U.S. stocks plummeted following an ABC report that former US national security adviser Michael Flynn will testify against President Trump in the Russia investigation.
For the day, the S&P 500 Index is down more than 1 percent, the most in three weeks, though it rebounded a bit shortly before noon.
The Dow Jones index suffered a similar fall; it was down more than half a percent at midday.
Stocks really fell after 11 a.m., shortly after ABC reported that Flynn would testify against Trump.
“Michael Flynn “is prepared to testify…against Pres. Trump, against members of the Trump family, and others in the White House,” tweeted ABC.
Flynn was charged Friday with making false statements to the FBI. Flynn is reportedly cooperating with investigators in Special Counsel Robert Mueller’s probe.
A close confidant told ABC News that Flynn felt abandoned by Trump in recent weeks, and told friends about the decision to make the plea deal within the last 24 hours as he grew increasingly concerned about crippling legal costs he would face if he continued to contest the charges.
“It has been extraordinarily painful to endure these many months of false accusations of ‘treason’ and other outrageous acts,” Flynn said in a statement. “Such false accusations are contrary to everything I have ever done and stood for.
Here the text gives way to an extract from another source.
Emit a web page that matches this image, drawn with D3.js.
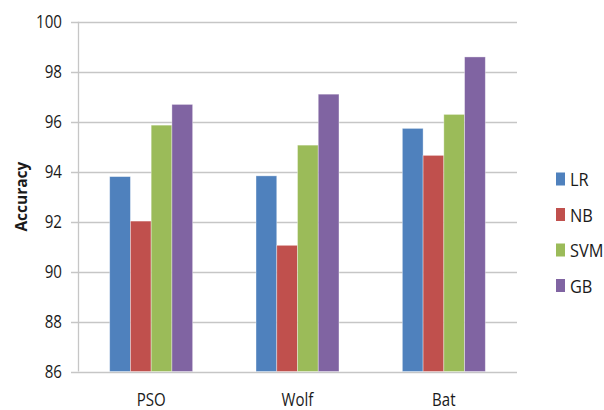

But I recognize that the actions I acknowledged in court today were wrong, and, through my faith in God, I am working to set things right.”
Stocks have been rising as part of a long bull market and topped 24,000 for the first time on Thursday.
The market has grown since Trump took office, rising above 20,000 for the first time earlier this year as traders made bets on corporate growth from tax cuts and deregulation from Trump.
Trump has repeatedly praised the booming stock market and taken credit for its success, telling reporters last month that, “the reason our stock market is so successful is because of me.”
The Senate is expected to pass its tax-cut package on Friday, which would reduce the corporate tax rate from 35 percent to 20 percent.
The bill will then need to be reconciled with a different House measure before legislation can be sent to the White House.